E, a questo proposito, proprio ieri Le Scienze riferisce di due studi molto interessanti realizzati sull’argomento. Il primo, pubblicato da PNAS (Proceeding of the National Academy of Sciences of the U.S.A.), analizza le emissioni di gas atmosferici sul territorio cinese nell’ultimo decennio, con particolare attenzione agli scambi con gli Stati Uniti. Emerge che, nel 2006, la produzione in Cina di beni destinati all’esportazione è stata responsabile di consistenti percentuali di sostanze inquinanti: si parla del 36 per cento del biossido di zolfo, del 27 degli ossidi di azoto, del 22 del monossido di carbonio e del 17 per cento del nerofumo.

Circa il 21 per cento delle emissioni cinesi legate all’esportazione sarebbe da attribuire agli scambi verso gli Stati Uniti. 

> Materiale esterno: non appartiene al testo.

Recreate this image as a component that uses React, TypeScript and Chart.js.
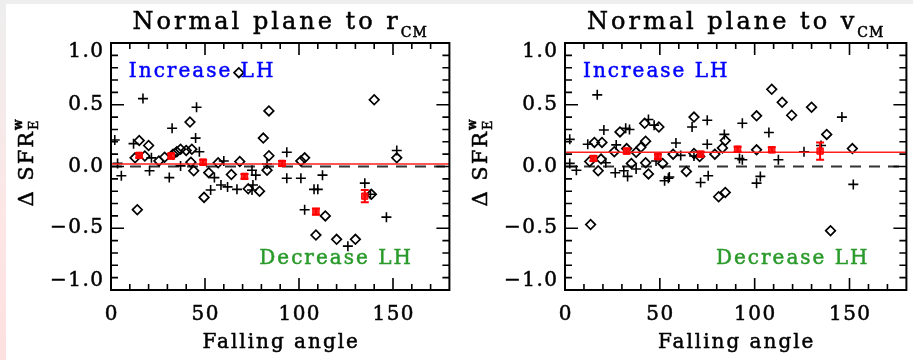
import React, { useEffect, useRef } from "react";
import { Chart, registerables } from "chart.js";

Chart.register(...registerables);

// ---------------- axes ----------------
const xRange = [0, 180];
const yRange = [-1, 1];
const xMajorTicks = [0, 50, 100, 150];
const xTickLabels = ["0", "50", "100", "150"];
const yMajorTicks = [-1, -0.5, 0, 0.5, 1];
const yTickLabels = ["\u22121.0", "\u22120.5", "0.0", "0.5", "1.0"];
const xTitle = "Falling angle";
const increaseText = "Increase LH";
const decreaseText = "Decrease LH";
const increaseAnchor = [9.5, 0.765];
const decreaseAnchor = [159.5, -0.75];

// ---------------- panel 1 : normal plane to r_CM ----------------
const rTitle = "Normal plane to r";
const rTitleSub = "CM";
const rDiamondX = [68, 140, 84, 42, 81, 15, 20, 43, 37, 40, 28.5, 33, 35, 12.8, 18, 25.5, 84, 103, 101, 152, 42.5, 57, 68.5, 44, 52, 64, 83, 14, 49.5, 73, 79, 114, 109, 120, 130, 138.5];
const rDiamondY = [0.76, 0.54, 0.45, 0.36, 0.23, 0.21, 0.17, 0.14, 0.14, 0.13, 0.075, 0.1, 0.12, 0.07, 0.085, 0.045, 0.087, 0.07, 0.045, 0.07, 0.035, 0.03, 0.04, -0.035, -0.05, -0.065, -0.03, -0.35, -0.25, -0.18, -0.2, -0.4, -0.555, -0.59, -0.59, -0.225];
const rPlusX = [17, 45.5, 32.5, 45, 2, 12, 152, 93.5, 47, 21.5, 60, 3.5, 37, 5.5, 20.5, 31, 55, 53, 58.5, 62, 67, 75, 75.5, 75, 77, 93.5, 101, 112.5, 108, 110, 103, 126, 135, 138, 146.5, 83];
const rPlusY = [0.55, 0.48, 0.31, 0.23, 0.215, 0.185, 0.13, 0.115, 0.12, 0.07, 0.045, 0.025, 0.005, -0.075, -0.035, -0.09, -0.09, -0.19, -0.15, -0.165, -0.185, -0.19, -0.15, -0.03, -0.07, -0.095, -0.095, -0.07, -0.185, -0.185, -0.35, -0.645, -0.135, -0.225, -0.41, 0.02];
const rMeanX = [15, 32, 49, 71, 91, 109, 135];
const rMeanY = [0.09, 0.085, 0.035, -0.08, 0.025, -0.365, -0.24];
const rMeanErr = [0.02, 0.02, 0.02, 0.02, 0.02, 0.025, 0.05];
const rLevel = 0.02;

// ---------------- panel 2 : normal plane to v_CM ----------------
const vTitle = "Normal plane to v";
const vTitleSub = "CM";
const vDiamondX = [109, 114.5, 130, 119.5, 101, 68, 42, 49.5, 29, 138, 42.5, 84.5, 15.5, 19.5, 83, 40, 26, 32.5, 37.5, 151.5, 101, 57, 68, 79, 19, 13, 35, 42.5, 51.5, 71, 64, 17.5, 44, 13.5, 140, 81, 84.5];
const vDiamondY = [0.625, 0.52, 0.48, 0.415, 0.41, 0.4, 0.35, 0.32, 0.28, 0.26, 0.205, 0.21, 0.195, 0.195, 0.15, 0.155, 0.12, 0.145, 0.115, 0.145, 0.135, 0.1, 0.105, 0.1, 0.06, 0.04, 0.025, 0.03, 0.025, 0.08, -0.04, -0.035, -0.06, -0.47, -0.52, -0.245, -0.21];
const vPlusX = [17, 44, 75, 146, 93.5, 67, 20.5, 32, 34, 107.5, 47, 2.5, 12, 27, 58.5, 75, 84, 135, 126, 61, 92, 93.5, 112.5, 21.5, 2.5, 6, 26.5, 31, 33, 37.5, 48, 55, 103, 75.5, 68, 52.5, 54.5, 71.5, 101, 152];
const vPlusY = [0.58, 0.38, 0.375, 0.4, 0.35, 0.32, 0.295, 0.31, 0.3, 0.275, 0.335, 0.22, 0.18, 0.175, 0.19, 0.18, 0.26, 0.17, 0.12, 0.09, 0.065, 0.055, 0.055, 0.03, 0.025, -0.03, -0.05, -0.035, -0.08, -0.02, 0.045, -0.085, -0.08, -0.075, 0.085, -0.115, -0.095, -0.13, -0.135, -0.145];
const vMeanX = [15, 32.5, 49, 71.5, 91, 109, 134.5];
const vMeanY = [0.065, 0.125, 0.08, 0.1, 0.14, 0.135, 0.125];
const vMeanErr = [0.02, 0.02, 0.02, 0.02, 0.02, 0.02, 0.07];
const vLevel = 0.115;

const FONT = '"DejaVu Serif", serif';

function pts(xs: number[], ys: number[]) {
  return xs.map((x, i) => ({ x, y: ys[i] }));
}

type PanelCfg = {
  title: string;
  titleSub: string;
  diaX: number[];
  diaY: number[];
  plusX: number[];
  plusY: number[];
  meanX: number[];
  meanY: number[];
  meanErr: number[];
  level: number;
};

function spacedText(ctx: CanvasRenderingContext2D, text: string, x: number, y: number, align: "left" | "center" | "right", spacing: number) {
  (ctx as any).letterSpacing = spacing + "px";
  let w = ctx.measureText(text).width;
  w -= spacing;
  let x0 = x;
  if (align === "center") x0 = x - w / 2;
  else if (align === "right") x0 = x - w;
  ctx.textAlign = "left";
  ctx.fillText(text, x0, y);
  ctx.strokeStyle = ctx.fillStyle as string;
  ctx.lineWidth = 0.5;
  ctx.strokeText(text, x0, y);
  (ctx as any).letterSpacing = "0px";
  return w;
}

function makePlugin(cfg: PanelCfg) {
  return {
    id: "idlFrame",
    afterDatasetsDraw(chart: any) {
      const { ctx, chartArea: a, scales } = chart;
      const xs = scales.x;
      const ys = scales.y;
      ctx.save();
      // error bars of the means
      ctx.strokeStyle = "rgb(255,0,0)";
      ctx.lineWidth = 2;
      cfg.meanX.forEach((mx, i) => {
        const px = xs.getPixelForValue(mx);
        const t = ys.getPixelForValue(cfg.meanY[i] + cfg.meanErr[i]);
        const b = ys.getPixelForValue(cfg.meanY[i] - cfg.meanErr[i]);
        ctx.beginPath();
        ctx.moveTo(px, t);
        ctx.lineTo(px, b);
        ctx.moveTo(px - 4, t);
        ctx.lineTo(px + 4, t);
        ctx.moveTo(px - 4, b);
        ctx.lineTo(px + 4, b);
        ctx.stroke();
      });
      // frame
      ctx.strokeStyle = "#000";
      ctx.lineWidth = 2;
      ctx.strokeRect(a.left, a.top, a.right - a.left, a.bottom - a.top);
      // ticks
      ctx.lineWidth = 1.6;
      ctx.beginPath();
      for (let i = 1; i < 18; i++) {
        const v = i * 10;
        const major = xMajorTicks.includes(v);
        const len = major ? 12 : 6;
        const px = xs.getPixelForValue(v);
        ctx.moveTo(px, a.bottom);
        ctx.lineTo(px, a.bottom - len);
        ctx.moveTo(px, a.top);
        ctx.lineTo(px, a.top + len);
      }
      for (let i = -9; i <= 9; i++) {
        const v = i / 10;
        const major = i % 5 === 0;
        const len = major ? 13 : 7;
        const py = ys.getPixelForValue(v);
        ctx.moveTo(a.left, py);
        ctx.lineTo(a.left + len, py);
        ctx.moveTo(a.right, py);
        ctx.lineTo(a.right - len, py);
      }
      ctx.stroke();
      ctx.restore();
    },
    afterDraw(chart: any) {
      const { ctx, chartArea: a, scales } = chart;
      const xs = scales.x;
      const ys = scales.y;
      const cx = (a.left + a.right) / 2;
      ctx.save();
      ctx.fillStyle = "#000";
      ctx.textBaseline = "alphabetic";
      // title
      ctx.font = `24px ${FONT}`;
      (ctx as any).letterSpacing = "3px";
      const wMain = ctx.measureText(cfg.title).width;
      ctx.font = `14px ${FONT}`;
      (ctx as any).letterSpacing = "1px";
      const wSub = ctx.measureText(cfg.titleSub).width;
      const tx = cx - (wMain + wSub) / 2;
      ctx.font = `24px ${FONT}`;
      spacedText(ctx, cfg.title, tx, 29, "left", 3);
      ctx.font = `14px ${FONT}`;
      spacedText(ctx, cfg.titleSub, tx + wMain, 37, "left", 1);

      // y tick labels
      ctx.font = `20px ${FONT}`;
      ctx.textBaseline = "middle";
      yMajorTicks.forEach((v, i) => {
        let py = ys.getPixelForValue(v);
        if (v === yRange[1]) py += 9;
        if (v === yRange[0]) py -= 9;
        spacedText(ctx, yTickLabels[i], a.left - 8, py, "right", 1.5);
      });
      // x tick labels
      xMajorTicks.forEach((v, i) => {
        spacedText(ctx, xTickLabels[i], xs.getPixelForValue(v), a.bottom + 25, "center", 1.5);
      });
      // x title
      spacedText(ctx, xTitle, cx, a.bottom + 53, "center", 2);

      // y title (rotated)
      ctx.save();
      ctx.translate(a.left - 78, (a.top + a.bottom) / 2 - 4);
      ctx.rotate(-Math.PI / 2);
      ctx.textBaseline = "alphabetic";
      ctx.font = `21px ${FONT}`;
      (ctx as any).letterSpacing = "2px";
      const wy = ctx.measureText("\u0394 SFR").width;
      ctx.font = `13px ${FONT}`;
      const wE = ctx.measureText("E").width;
      const y0 = -(wy + wE) / 2;
      ctx.font = `21px ${FONT}`;
      spacedText(ctx, "\u0394 SFR", y0, 0, "left", 2);
      ctx.font = `13px ${FONT}`;
      spacedText(ctx, "E", y0 + wy, 5, "left", 0);
      ctx.font = `bold 12px ${FONT}`;
      spacedText(ctx, "w", y0 + wy, -11, "left", 0);
      ctx.restore();

      // annotations
      ctx.font = `20px ${FONT}`;
      ctx.textBaseline = "middle";
      ctx.fillStyle = "#0000ff";
      spacedText(ctx, increaseText, xs.getPixelForValue(increaseAnchor[0]), ys.getPixelForValue(increaseAnchor[1]), "left", 2);
      ctx.fillStyle = "#2a9a2a";
      spacedText(ctx, decreaseText, xs.getPixelForValue(decreaseAnchor[0]), ys.getPixelForValue(decreaseAnchor[1]), "right", 2);
      ctx.restore();
    },
  };
}

function Panel({ cfg, left, width, padLeft, padRight }: { cfg: PanelCfg; left: number; width: number; padLeft: number; padRight: number }) {
  const ref = useRef<HTMLCanvasElement>(null);
  useEffect(() => {
    const canvas = ref.current!;
    const chart = new Chart(canvas, {
      type: "scatter",
      data: {
        datasets: [
          {
            type: "scatter",
            data: pts(cfg.meanX, cfg.meanY),
            pointStyle: "rect",
            pointRadius: 4.5,
            backgroundColor: "rgba(255,20,20,0.9)",
            borderColor: "rgb(255,0,0)",
            borderWidth: 1,
          },
          {
            type: "line",
            data: [
              { x: xRange[0], y: cfg.level },
              { x: xRange[1], y: cfg.level },
            ],
            borderColor: "rgb(255,30,30)",
            borderWidth: 1.6,
            pointRadius: 0,
            fill: false,
          },
          {
            type: "scatter",
            data: pts(cfg.plusX, cfg.plusY),
            pointStyle: "cross",
            pointRadius: 5,
            borderColor: "#000",
            borderWidth: 1.6,
          },
          {
            type: "scatter",
            data: pts(cfg.diaX, cfg.diaY),
            pointStyle: "rectRot",
            pointRadius: 4.8,
            backgroundColor: "rgba(0,0,0,0)",
            borderColor: "#000",
            borderWidth: 1.7,
          },
          {
            type: "line",
            data: [
              { x: xRange[0], y: 0 },
              { x: xRange[1], y: 0 },
            ],
            borderColor: "#333",
            borderWidth: 2,
            borderDash: [11, 8],
            pointRadius: 0,
            fill: false,
          },
        ],
      } as any,
      options: {
        responsive: false,
        animation: false,
        events: [],
        layout: { padding: { left: padLeft, right: padRight, top: 43, bottom: 70 } },
        plugins: { legend: { display: false }, tooltip: { enabled: false }, title: { display: false } },
        scales: {
          x: {
            type: "linear",
            min: xRange[0],
            max: xRange[1],
            grid: { display: false, drawTicks: false },
            border: { display: false },
            ticks: { display: false },
          },
          y: {
            type: "linear",
            min: yRange[0],
            max: yRange[1],
            grid: { display: false, drawTicks: false },
            border: { display: false },
            ticks: { display: false },
          },
        },
      } as any,
      plugins: [makePlugin(cfg) as any],
    });
    return () => chart.destroy();
  }, []);
  return (
    <canvas
      ref={ref}
      width={width}
      height={360}
      style={{ position: "absolute", left, top: 0, width, height: 360 }}
    />
  );
}

const rCfg: PanelCfg = {
  title: rTitle,
  titleSub: rTitleSub,
  diaX: rDiamondX,
  diaY: rDiamondY,
  plusX: rPlusX,
  plusY: rPlusY,
  meanX: rMeanX,
  meanY: rMeanY,
  meanErr: rMeanErr,
  level: rLevel,
};

const vCfg: PanelCfg = {
  title: vTitle,
  titleSub: vTitleSub,
  diaX: vDiamondX,
  diaY: vDiamondY,
  plusX: vPlusX,
  plusY: vPlusY,
  meanX: vMeanX,
  meanY: vMeanY,
  meanErr: vMeanErr,
  level: vLevel,
};

export default function App() {
  return (
    <div style={{ position: "fixed", left: 0, top: 0, width: 913, height: 360, background: "#fff", overflow: "hidden" }}>
      <Panel cfg={rCfg} left={0} width={456} padLeft={111} padRight={1} />
      <Panel cfg={vCfg} left={456} width={457} padLeft={109} padRight={4} />
      <div style={{ position: "absolute", left: 0, top: 0, width: 913, height: 4, background: "#eeeeee" }} />
      <div style={{ position: "absolute", left: 0, top: 0, width: 6, height: 360, background: "linear-gradient(#eeeeee, #fde6e6 60%, #fde0e0)" }} />
    </div>
  );
}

Questi dati sono di estrema rilevanza, – spiega l’articolo – poiché nelle conferenze sul clima i dati grezzi porterebbero ad attribuire alla Cina delle emissioni che in effetti sono dovute a manifatture destinate ai consumatori di altri paesi, in particolare gli Stati Uniti, che tra l’altro sono da sempre assai refrattari ad accordi globali sulle limitazioni dei gas serra.

A livello meteorologico, le conseguenze di un inquinamento così accentuato sarebbero più che evidenti. A dimostrarlo è un altro studio, pubblicato su Nature Communications, che ha confrontato un modello relativo ai fenomeni microfisici dell’atmosfera con un modello climatico globale. Simulando due scenari tra loro opposti, il primo con atmosfera non inquinata e il secondo con atmosfera inquinata, è chiaramente emerso che, negli ultimi tre decenni, l’inquinamento asiatico ha fortemente influenzato la traiettoria delle tempeste nel Pacifico nordoccidentale, probabilmente rinforzando i cicloni alle medie latitudini.

Questo significa, senza mezzi termini, che il fortissimo inquinamento atmosferico cinese ha già un evidente e concreto impatto sul clima del mondo intero. Riflettendo sullo scenario apocalittico presente e futuro, quanto mai attuale appare la celebre frase di Piede di Corvo, ex capo della tribù pellerossa “Piedineri”, figlio di Toro Seduto.

Solo quando l’ultimo albero sarà stato abbattuto,
l’ultimo fiume avvelenato,
l’ultimo pesce pescato,
vi accorgerete che non si può mangiare il denaro.
La nostra terra vale più del vostro denaro.

La nostra terra vale più del vostro denaro.